The design of the dropship seen in Aliens is rather implausible, as its shape is not suited for re-entry but the concept is still interesting. I would envision early orbital drop ships to be shaped somewhat like the Space Shuttle, with no engines except for lift engines for a vertical landing, with troops and cargo being offloaded from the rear. It would be a one way machine, with no ability to take off once landed, similar to a WWII assault glider, and with no ability to offer fire support.

Anyone have knowledge of any such craft under development or at least at a concept stage?
 
You may also find SUSTAIN [Small Unit Space Transport and Insertion] and the related Project Hot Eagle of interest:
http://www.secretprojects.co.uk/forum/index.php/topic,5386.0.html

EDIT: Also briefly mentioned in an old Space Projects short thread (unfortunately the conference link is defunct).
 
aferguson said:
Has any effort been put into developing them now or is there no perceived need for them yet?

It is still scifi. No realistic perceived need.
 
aferguson said:
It would be a one way machine, with no ability to take off once landed, similar to a WWII assault glider, and with no ability to offer fire support.

And what is the group suppose to do once on the ground with no fire support and no extraction method?

The idea fails on many levels. The idea is implausible.
 
assault gliders which gave no fire support and no means of extraction were used on several occassions in WWII. So the idea is far from implausible......it's certainly not ideal but not an implausible concept. The worst part of my idea is that the dropship would probably be quite expensive to make, so having it disposable (or ideally only recovered if victorious) is not great. But it would be a lot easier to build a craft like that then something that can descend from outer space, land vertically, offload cargo and then take of vertically and offer fire support. That's implausible......for now and probably for the next 150 years. The best way of doing it at the moment would probably be to encase an assault helicopter type vehicle inside an aerodynamic shell for entry into the atmosphere. The shell being discarded once speeds are slow enough and then the vehicle inside would behave like a normal helicopter, dropping troops and giving fire support.
 
Byeman said:
And what is the group suppose to do once on the ground with no fire support ...

Their mission.

and no extraction method?


Who says there's no extraction method? Some SUSTAIN/Hot Eagle concepts proposed a "drop ship" that had enough propulsive capability to lurch back into the sky, where it'd be snagged by a C-17 and towed back to the world. Others would have a one-shot expendable "drop ship" that would get from, say, the US to anywhere in 45 minutes (or a carrier to anywhere in 15), with backup in the form of F-18's, B-1's, B-52, C-17's and such arriving over the next few hours.

There are missions that call for dumping a group of high-tech psychos into enemy territory just as fast as possible, and sending backup and extraction a little bit later. Not enough of a mission to actually develop such craft, but the mission models do exist.
 
Orionblamblam said:
Their mission.

And how would they do that since their arrival would not be covert, it would visible and loud. Additionally, they would be vulnerable during the insertion.
 
aferguson said:
assault gliders which gave no fire support and no means of extraction were used on several occassions in WWII.
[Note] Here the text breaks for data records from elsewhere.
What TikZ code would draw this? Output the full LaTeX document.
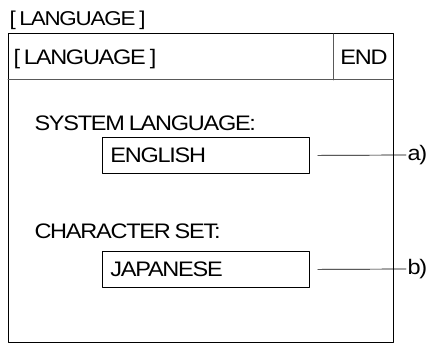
\documentclass[tikz,border=0pt]{standalone}
\usepackage{fontspec}
\setmainfont{Liberation Sans}[FakeStretch=1.12, LetterSpace=-6, WordSpace=0.75]
\tikzset{
  txt/.style={anchor=base west, inner sep=0pt},
  field/.style={draw, anchor=north west, minimum width=207pt, minimum height=36pt,
    text width=191pt, inner xsep=8pt, align=left},
  tag/.style={anchor=west, inner sep=1pt}
}
\begin{document}
\begin{tikzpicture}[x=1pt, y=-1pt, font=\fontsize{21}{21}\selectfont, line join=round, line cap=round, line width=1pt]
\useasboundingbox (0,0) rectangle (433,344);
\def\xl{8} \def\xr{393} % frame
\def\yt{34} \def\yh{80} \def\yb{342}
\node[txt, font=\fontsize{20}{20}\selectfont] (title) at (9,26) {[ LANGUAGE ]};
% screen frame
\draw (\xl,\yt) rectangle (\xr,\yb);
\draw[black!65] (\xl,\yh)--(\xr,\yh) (333,\yt)--(333,\yh);
\node[txt] (head) at (13,65) {[ LANGUAGE ]};
\node[anchor=base, inner sep=0pt] (end) at (364,65) {END};
% fields
\node[txt] (syslbl) at (34,131) {SYSTEM LANGUAGE:};
\node[field, line width=0.8pt] (sysbox) at (102,137) {ENGLISH};
\node[txt] (chrlbl) at (34,239) {CHARACTER SET:};
\node[field, line width=0.8pt] (chrbox) at (102,251) {JAPANESE};
\node[tag] (a) at (406,155) {a)};
\node[tag] (b) at (406,269) {b)};
\draw[line width=0.7pt, shorten <=8pt] (sysbox.east)--(a.west);
\draw[line width=0.7pt, shorten <=8pt] (chrbox.east)--(b.west);
\end{tikzpicture}
\end{document}
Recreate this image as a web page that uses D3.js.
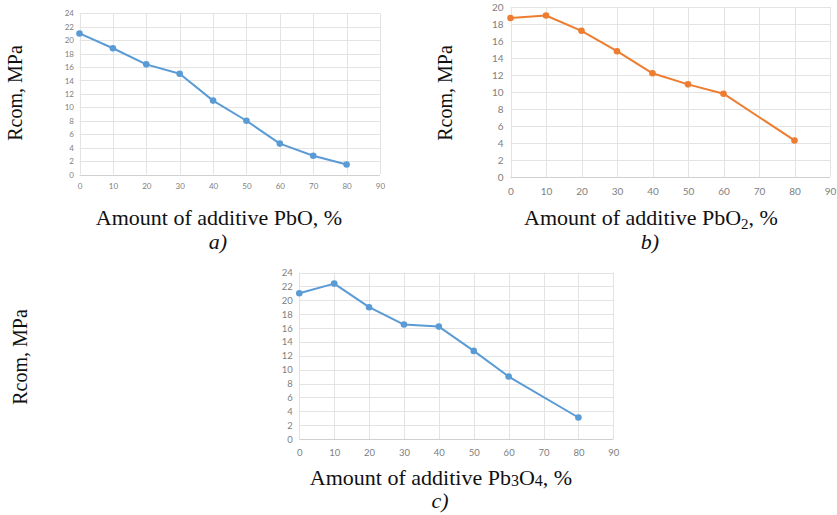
<!DOCTYPE html>
<html>
<head>
<meta charset="utf-8">
<script src="https://cdn.jsdelivr.net/npm/d3@7"></script>
<style>
  body { margin: 0; background: #fff; }
  svg { display: block; }
  .tick text { fill: #808080; font-family: Lato, "Liberation Sans", sans-serif; }
</style>
</head>
<body>
<div id="chart"></div>
<script>
// values
var pctA = [0, 10, 20, 30, 40, 50, 60, 70, 80];
var rcomA = [21, 18.8, 16.4, 15, 11, 8, 4.6, 2.8, 1.5];

var pctB = [0, 10, 20, 30, 40, 50, 60, 80];
var rcomB = [18.7, 19, 17.2, 14.8, 12.2, 10.9, 9.8, 4.3];

var pctC = [0, 10, 20, 30, 40, 50, 60, 80];
var rcomC = [21, 22.4, 19, 16.5, 16.2, 12.7, 9, 3.1];

var xTicks = d3.range(0, 91, 10);
var yTicksA = d3.range(0, 25, 2);
var yTicksB = d3.range(0, 21, 2);
var yTicksC = d3.range(0, 25, 2);

var yTitle = "Rcom, MPa";
var blue = "#5b9bd5", orange = "#ed7d31";
var serif = "'Liberation Serif', 'Times New Roman', Times, 'DejaVu Serif', serif";

var w = 837, h = 515;
var svg = d3.select("#chart").append("svg").attr("width", w).attr("height", h);

// panel boxes: plot area in page pixels
var panels = [
  {x: pctA, y: rcomA, yt: yTicksA, ymax: 24, color: blue,
   left: 79.5, right: 380, top: 13.3, bottom: 174.5, fs: 8,
   ytx: 22, yty: 93, xtx: 219, xty: 225, cap: "a)", capy: 249,
   title: [["Amount of additive PbO, %", 0]]},
  {x: pctB, y: rcomB, yt: yTicksB, ymax: 20, color: orange,
   left: 510.5, right: 830, top: 7, bottom: 177, fs: 10,
   ytx: 452, yty: 93, xtx: 651, xty: 225, cap: "b)", capy: 249,
   title: [["Amount of additive PbO", 0], ["2", 4], [", %", 0]]},
  {x: pctC, y: rcomC, yt: yTicksC, ymax: 24, color: blue,
   left: 299.3, right: 613.3, top: 272.5, bottom: 439, fs: 9.5,
   ytx: 27, yty: 357, xtx: 441, xty: 485, cap: "c)", capy: 508,
   title: [["Amount of additive Pb", 0], ["3", 1], ["O", 0], ["4", 1], [", %", 0]]}
];

panels.forEach(function(p) {
  var xs = d3.scaleLinear().domain([0, 90]).range([p.left, p.right]);
  var ys = d3.scaleLinear().domain([0, p.ymax]).range([p.bottom, p.top]);
  var g = svg.append("g");

  // grid
  g.selectAll(".gx").data(xTicks).enter().append("line")
    .attr("x1", function(d) { return Math.round(xs(d)) + 0.5; })
    .attr("x2", function(d) { return Math.round(xs(d)) + 0.5; })
    .attr("y1", p.top).attr("y2", p.bottom)
    .style("stroke", "#e3e3e3");
  g.selectAll(".gy").data(p.yt).enter().append("line")
    .attr("y1", function(d) { return Math.round(ys(d)) + 0.5; })
    .attr("y2", function(d) { return Math.round(ys(d)) + 0.5; })
    .attr("x1", p.left).attr("x2", p.right)
    .style("stroke", function(d) { return d == 0 ? "#d0d0d0" : "#e3e3e3"; });

  // axes, only labels
  var ax = g.append("g").attr("transform", "translate(0," + p.bottom + ")")
    .call(d3.axisBottom(xs).tickValues(xTicks).tickSize(0).tickPadding(p.fs + 1));
  var ay = g.append("g").attr("transform", "translate(" + p.left + ",0)")
    .call(d3.axisLeft(ys).tickValues(p.yt).tickSize(0).tickPadding(p.fs * 0.7));
  [ax, ay].forEach(function(a) {
    a.select(".domain").remove();
    a.selectAll("text").style("font-size", p.fs + "px");
  });

  // series
  var pts = p.x.map(function(v, i) { return [v, p.y[i]]; });
  var line = d3.line()
    .x(function(d) { return xs(d[0]); })
    .y(function(d) { return ys(d[1]); });
  g.append("path").datum(pts).attr("d", line)
    .style("fill", "none").style("stroke", p.color).style("stroke-width", 2)
    .style("stroke-linejoin", "round");
  g.selectAll(".pt").data(pts).enter().append("circle")
    .attr("cx", function(d) { return xs(d[0]); })
    .attr("cy", function(d) { return ys(d[1]); })
    .attr("r", 3.3).style("fill", p.color);

  // titles
  g.append("text")
    .attr("transform", "translate(" + p.ytx + "," + p.yty + ") rotate(-90)")
    .attr("text-anchor", "middle").style("font-family", serif)
    .style("font-size", "20px").style("fill", "#111").text(yTitle);

  var xt = g.append("text")
    .attr("x", p.xtx).attr("y", p.xty).style("font-family", serif)
    .attr("text-anchor", "middle").style("font-size", "22px").style("fill", "#111");
  var prev = 0;
  p.title.forEach(function(t) {
    var sp = xt.append("tspan").text(t[0]).attr("dy", t[1] - prev);
    if (t[1] > 0) sp.style("font-size", t[1] > 2 ? "15px" : "16px");
    prev = t[1];
  });

  g.append("text")
    .attr("x", p.xtx - 1).attr("y", p.capy).style("font-family", serif)
    .attr("text-anchor", "middle").style("font-size", "22px").style("fill", "#111")
    .style("font-style", "italic").text(p.cap);
});
</script>
</body>
</html>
And where are such gliders now? Because it is implausible.
 
Orionblamblam said:
Who says there's no extraction method? Some SUSTAIN/Hot Eagle concepts proposed a "drop ship" that had enough propulsive capability to lurch back into the sky, where it'd be snagged by a C-17 and towed back to the world. Others would have a one-shot expendable "drop ship" that would get from, say, the US to anywhere in 45 minutes (or a carrier to anywhere in 15), with backup in the form of F-18's, B-1's, B-52, C-17's and such arriving over the next few hours.

There are missions that call for dumping a group of high-tech psychos into enemy territory just as fast as possible, and sending backup and extraction a little bit later. Not enough of a mission to actually develop such craft, but the mission models do exist.

And most of those schemers were laughed out of meetings. Better off trying to develop a Star Trek Transporter.
 
Byeman said:
And how would they do that since their arrival would not be covert, it would visible and loud.

For some concepts, sure. But a "drop ship" that dumps out its passengers at, say, 50,000 feet for a HALO jump, then continues on to crash into a hillside 200 miles down range?

And many missions rely less on stealth than speed. Once on-site, the platoon might be busy blowing up buildings and killing every biped for 500 yards in every direction.

The ObL mission is one that *could* have been done via this approach. However, stealth choppers were in range. But what if they weren't, and you had to have actual boots on the ground, and had only and extremely short window? A "drop ship" mission *might* be the only way to pull this off.

Additionally, they would be vulnerable during the insertion.

For Special Forces, when is this ever *not* the case?
 
Byeman said:
And where are such gliders now?

Replaced by helicopters. Imagine suggesting in 1940 that major assaults would be performed with helicopters. You'd be laughed out of meetings. Only zany whackjobs like Otto Skorzeny would even contemplate the notion.
 
aferguson said:
assault gliders which gave no fire support and no means of extraction were used on several occassions in WWII. So the idea is far from implausible.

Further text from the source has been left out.